The new holiday spending measures won't make it easier to shrink the deficit this year either. As a result of this more downbeat starting point for the rest of the fiscal forecast, even the bank's improved economic outlook for this year and 2025 relative to Budget 2024 likely won't be enough to prevent a deterioration in the deficit outlook relative to the latest official projection.
As larger deficits lead to greater debt, Desjardins expects the federal debt-to-GDP ratio to be on a higher path over the coming years than forecast back in the spring. However, that's assuming the economy evolves in line with the bank's latest Economic and Financial Outlook.
That forecast included a 10% across-the-board tariff on all United States imports, although subject to uncertainty around the timing and extent of the application of customs duties -- although the bank assumes the Canadian energy and auto sectors are exempted. If President Donald Trump applies a targeted 25% tariff on all imports from Canada, the economic shock would likely be materially more adverse.

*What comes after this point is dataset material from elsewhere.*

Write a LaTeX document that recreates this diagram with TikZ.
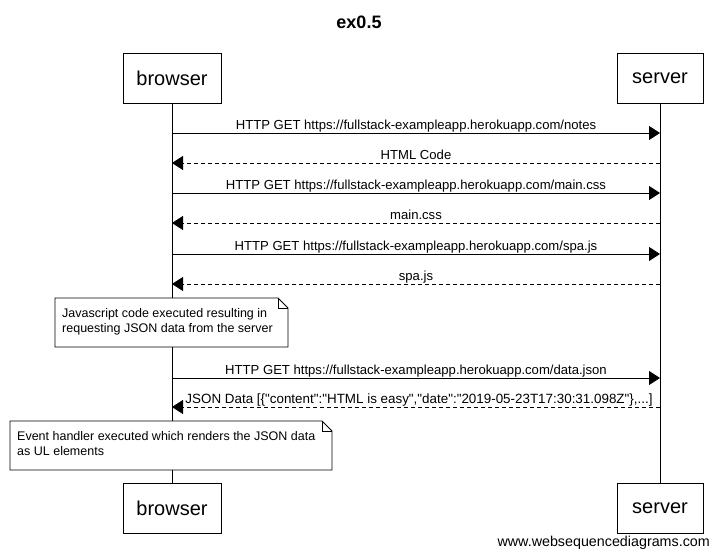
\documentclass[tikz,border=0pt]{standalone}
\usepackage{fontspec}
\setmainfont{Liberation Sans}[Ligatures=TeXOff]
\usetikzlibrary{arrows.meta}
\begin{document}
\begin{tikzpicture}[x=1pt,y=-1pt,
  actor/.style={draw,line width=0.8pt,fill=white,minimum width=98pt,minimum height=50pt,inner sep=0pt,font=\fontsize{20}{24}\selectfont},
  msg/.style={line width=0.8pt,-{Triangle[length=11pt,width=14pt]}},
  ret/.style={msg,dash pattern=on 4pt off 3pt},
  lbl/.style={font=\fontsize{13.1}{15}\selectfont,inner sep=0pt,anchor=base},
  notebox/.style={fill=white,inner sep=0pt,align=left,anchor=north west,font=\fontsize{12.5}{15.5}\selectfont},
  life/.style={line width=0.8pt}]
\useasboundingbox (0,0) rectangle (718,556);
\node[font=\bfseries\fontsize{18}{22}\selectfont] (title) at (359,22) {ex0.5};
\node[actor] (bt) at (172,78) {browser};
\node[actor,minimum width=86pt] (st) at (660,78) {server};
\node[actor] (bb) at (172,508.5) {browser};
\node[actor,minimum width=86pt] (sb) at (660,508.5) {server};
\draw[life] (bt.south) -- (bb.north);
\draw[life] (st.south) -- (sb.north);
% message coordinates
\foreach \n/\y in {1/133,2/163,3/193,4/223,5/254,6/284,7/378,8/407}{
  \coordinate (b\n) at (172,\y);
  \coordinate (s\n) at (660,\y);
}
\draw[msg] (b1) -- (s1);
\draw[ret] (s2) -- (b2);
\draw[msg] (b3) -- (s3);
\draw[ret] (s4) -- (b4);
\draw[msg] (b5) -- (s5);
\draw[ret] (s6) -- (b6);
\draw[msg] (b7) -- (s7);
\draw[ret] (s8) -- (b8);
\node[lbl] (l1) at (416,129.5) {HTTP GET https://fullstack-exampleapp.herokuapp.com/notes};
\node[lbl] (l2) at (416,159.5) {HTML Code};
\node[lbl] (l3) at (416,189.5) {HTTP GET https://fullstack-exampleapp.herokuapp.com/main.css};
\node[lbl] (l4) at (416,219.5) {main.css};
\node[lbl] (l5) at (416,250.5) {HTTP GET https://fullstack-exampleapp.herokuapp.com/spa.js};
\node[lbl] (l6) at (416,280.5) {spa.js};
\node[lbl] (l7) at (416,374.5) {HTTP GET https://fullstack-exampleapp.herokuapp.com/data.json};
\node[lbl,font=\fontsize{13.4}{15}\selectfont] (l8) at (419,403.5) {JSON Data [\{"content":"HTML is easy","date":"2019-05-23T17:30:31.098Z"\},...]};
% note 1
\fill[white] (55,298) rectangle (288,347);
\draw[line width=0.8pt] (55,298) -- (278,298) -- (288,308) -- (288,347) -- (55,347) -- cycle;
\draw[line width=0.6pt] (278,298) -- (278,308) -- (288,308);
\node[notebox] (n1) at (62,308) {Javascript code executed resulting in\\requesting JSON data from the server};
% note 2
\fill[white] (10,421) rectangle (332,470);
\draw[line width=0.8pt] (10,421) -- (322,421) -- (332,431) -- (332,470) -- (10,470) -- cycle;
\draw[line width=0.6pt] (322,421) -- (322,431) -- (332,431);
\node[notebox] (n2) at (17,431) {Event handler executed which renders the JSON data\\as UL elements};
\node[font=\fontsize{14.3}{16}\selectfont,anchor=base east,inner sep=0pt] (wm) at (710,546) {www.websequencediagrams.com};
\end{tikzpicture}
\end{document}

Add to that the anticipated drag on federal coffers from slower population growth, the promise to meet the 2% of GDP NATO defense spending target by 2032 and increased outlays on the border, and you have a recipe for the ongoing rise in the debt-to-GDP ratio in a downside scenario. That wouldn't leave a lot of wiggle room to roll out new fiscal stimulus measures to shore up a struggling economy.
The FES tends to handle budget overshoots through bill issuance just given this is an easier program to adjust. There is scope for further issuance in bills with the bill share of outstanding debt remaining below historical ranges. If there were to be adjustments to the bond program, it would likely be on the front-end, added Desjardins.
Even in the bank's downside scenario, Canada's federal finances still look like the cleanest dirty shirt in the fiscal laundry basket when compared with global peers, but that's nothing to celebrate. The fiscal challenges are set to worsen as Trump's policy agenda seems likely to pressure Canada in one way or another and the aging demographic continues to work to pressure domestic finances.